Margaret Bothamley
Margaret Bothamley was the daughter of a colonel. In the 1930s she became involved in right-wing politics in Britain. This included membership of several anti-Semitic organizations such as the Nordic League, The Link, Imperial Fascist League and the British People's Party. She also contributed to the right-wing journal The Patriot.
In May 1939 Archibald Ramsay founded a secret society called the Right Club. This was an attempt to unify all the different right-wing groups in Britain. Or in the leader's words of "co-ordinating the work of all the patriotic societies". In his autobiography, The Nameless War, Ramsay argued: "The main object of the Right Club was to oppose and expose the activities of Organized Jewry, in the light of the evidence which came into my possession in 1938. Our first objective was to clear the Conservative Party of Jewish influence, and the character of our membership and meetings were strictly in keeping with this objective."

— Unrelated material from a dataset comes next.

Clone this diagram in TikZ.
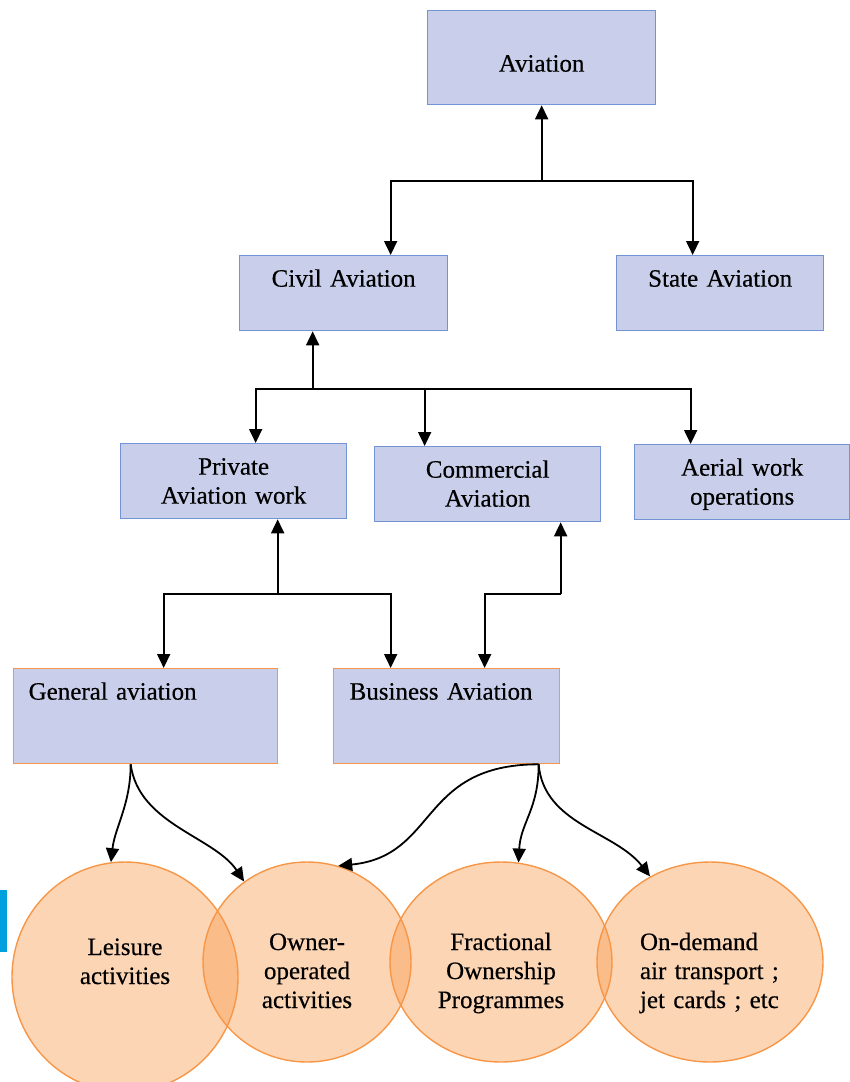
\documentclass[tikz,border=0pt]{standalone}
\usepackage{fontspec}
\setmainfont{Liberation Serif}[FakeBold=0.4]
\usetikzlibrary{arrows.meta,calc,shapes.geometric}
\definecolor{boxfill}{RGB}{201,207,234}
\definecolor{boxline}{RGB}{114,147,212}
\definecolor{actline}{RGB}{247,150,70}
\definecolor{markcyan}{RGB}{0,160,222}

\begin{document}
\begin{tikzpicture}[
  x=1pt, y=-1pt,
  font=\fontsize{25}{29}\selectfont,
  cat/.style={draw=boxline, line width=1.3pt, fill=boxfill, inner sep=0pt, anchor=north west,
    align=center, text height=31pt, text depth=44pt},
  kind/.style={draw=actline, line width=1.3pt, fill=boxfill, inner ysep=0pt, inner xsep=15pt,
    anchor=north west, align=left, text height=31pt, text depth=64pt},
  act/.style={ellipse, draw=actline, line width=1.4pt, fill=actline, fill opacity=0.4,
    draw opacity=1, text opacity=1, inner sep=0pt, align=center, text width=130pt,
    text height=24pt, text depth=48pt},
  flow/.style={-{Triangle[length=14pt, width=13pt]}, line width=1.8pt}
]
\useasboundingbox (0,0) rectangle (850,1082);

% category boxes
\node[cat, text width=228pt, text height=61pt, text depth=33pt] (aviation) at (427,10) {Aviation};
\node[cat, text width=208pt] (civil) at (239,255) {Civil Aviation};
\node[cat, text width=207pt] (state) at (616,255) {State Aviation};
\node[cat, text width=226pt] (private) at (120,443) {Private\\Aviation work};
\node[cat, text width=226pt] (commercial) at (374,446) {Commercial\\Aviation};
\node[cat, text width=215pt] (aerial) at (634,444) {Aerial work\\operations};
\node[kind, text width=234pt] (general) at (13,668) {General aviation};
\node[kind, text width=194pt, inner xsep=16pt] (business) at (333,668) {Business Aviation};

% activities
\node[act, minimum width=226pt, minimum height=230pt, text height=20pt, text depth=64pt]
  (leisure) at (125,977) {Leisure\\activities};
\node[act, minimum width=208pt, minimum height=200pt] (owner) at (307,962) {Owner-\\operated\\activities};
\node[act, minimum width=222pt, minimum height=200pt] (fractional) at (501,962) {Fractional\\Ownership\\Programmes};
\node[act, minimum width=226pt, minimum height=200pt, align=left, text width=140pt]
  (ondemand) at (710,962) {On-demand\\air transport ;\\jet cards ; etc};

\fill[markcyan] (0,890) rectangle (7,952);

% tree connectors
\coordinate (avj) at ($(aviation.south)+(0,76)$);
\draw[flow] (avj) -- (aviation);
\draw[flow] (avj) -| ([xshift=47pt]civil.north);
\draw[flow] (avj) -| ([xshift=-27.5pt]state.north);

\coordinate (cvj) at ([shift={(-31,58)}]civil.south);
\draw[flow] (cvj) -- ([xshift=-31pt]civil.south);
\draw[flow] (cvj) -| ([xshift=22pt]private.north);
\draw[flow] (cvj) -| ([xshift=-63pt]commercial.north);
\draw[flow] (cvj) -| ([xshift=-51.5pt]aerial.north);

\coordinate (pvj) at ([shift={(44,75)}]private.south);
\draw[flow] (pvj) -- ([xshift=44pt]private.south);
\draw[flow] (pvj) -| ([xshift=18pt]general.north);
\draw[flow] (pvj) -| ([xshift=-56pt]business.north);

\coordinate (cmj) at ([shift={(73,72)}]commercial.south);
\draw[flow] (cmj) -- ([xshift=73pt]commercial.south);
\draw[flow] (cmj) -| ([xshift=38pt]business.north);

% curved links to activities
\draw[flow] ([xshift=-15pt]general.south) .. controls +(0,40) and +(4,-35) .. (leisure.97);
\draw[flow] ([xshift=-15pt]general.south) .. controls +(8,60) and +(-30,-45) .. (owner.128);
\draw[flow] ([xshift=92pt]business.south) .. controls +(-120,0) and +(100,-10) .. (owner.72);
\draw[flow] ([xshift=92pt]business.south) .. controls +(0,45) and +(2,-40) .. (fractional.80);
\draw[flow] ([xshift=92pt]business.south) .. controls +(5,60) and +(-35,-45) .. (ondemand.125);
\end{tikzpicture}
\end{document}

Members of the Right Club included Cole, William Joyce, Anna Wolkoff, Joan Miller, A. K. Chesterton, Francis Yeats-Brown, Lord Redesdale, 5th Duke of Wellington, Duke of Westminster, E. H. Cole, John Stourton, Thomas Hunter, Samuel Chapman, Ernest Bennett, Charles Kerr, John MacKie, James Edmondson, Mavis Tate, Marquess of Graham, Aubrey Lees, Earl of Galloway, H. T. Mills, Richard Findlay and Serrocold Skeels.